A few months ago I was walking home from seeing some friends and it was late at night tons of people around great night. Just as I was getting closer to my general neighborhood I spot this guy looking at me and so I make eye contact with this man with gorgeous eyes and face. It was two people saying goodbye outside of a trendy little strip in my hood. He was getting on a motorbike and putting on his helmet and there was someone else their backs towards me. As I got closer I noticed he was following me with his eyes so I held the look as well just as I passed him he made a sort of "why hello there" expression with his eyes/eyebrows and nodded his head so I gave him a shy smile and kept moving on.

 

I kept walking and made nothing of it, I turned the corner onto another busy street and was approaching my place when all of a sudden I hear the motor of a bike and it's him riding up next to me. So he slows down to my stride and I look over and he says "hey there how are you?" So I stop and get closer to him and the following conversation happens:

 

me: "good and you?"

him: "good good..." and he removes his helmet and says "my name is____" and extends his hand out to shake mine

me: I introduce myself we shake hands

him" "so I noticed you back there I think you noticed didn't you?"
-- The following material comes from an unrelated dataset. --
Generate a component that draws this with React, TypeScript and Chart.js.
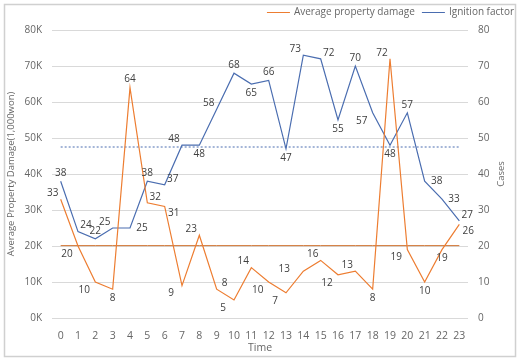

me: "yes" and I smile shyly again we both smile

him: "so what are you up to now?"

me: "just heading home and you?"

him: "well just had a gallery exhibit tonight and when you saw me I was leaving that"

me: "so you're an artist. what type of art do you do?"

him: he tells me explains a bit we chit chat he asks me what I do for a living he takes special interest and starts to ask a few questions about that. then he says "so where were you tonight?"

me: "out with friends it's such a nice night just walking home now"

him: tells me where he lives which is just down from my place asks me where I live I tell him general area.

him: "so... do you meet men like this a lot? how do you usually meet men?"

me: "I've been approached like this before sure, but I have no specific way of meeting men, it happens how it happens (I shoot him a flirty smile). Why?"

him: "oh well because now a days a lot of people do internet dating and stuff like that so I suppose this is almost like that isn't it? do you do internet dating?"

me: "no, not into that. why do you ask?"

him: "oh because as I said I have been working all night and I am exhausted but otherwise I would totally love to ask you out for a drink now"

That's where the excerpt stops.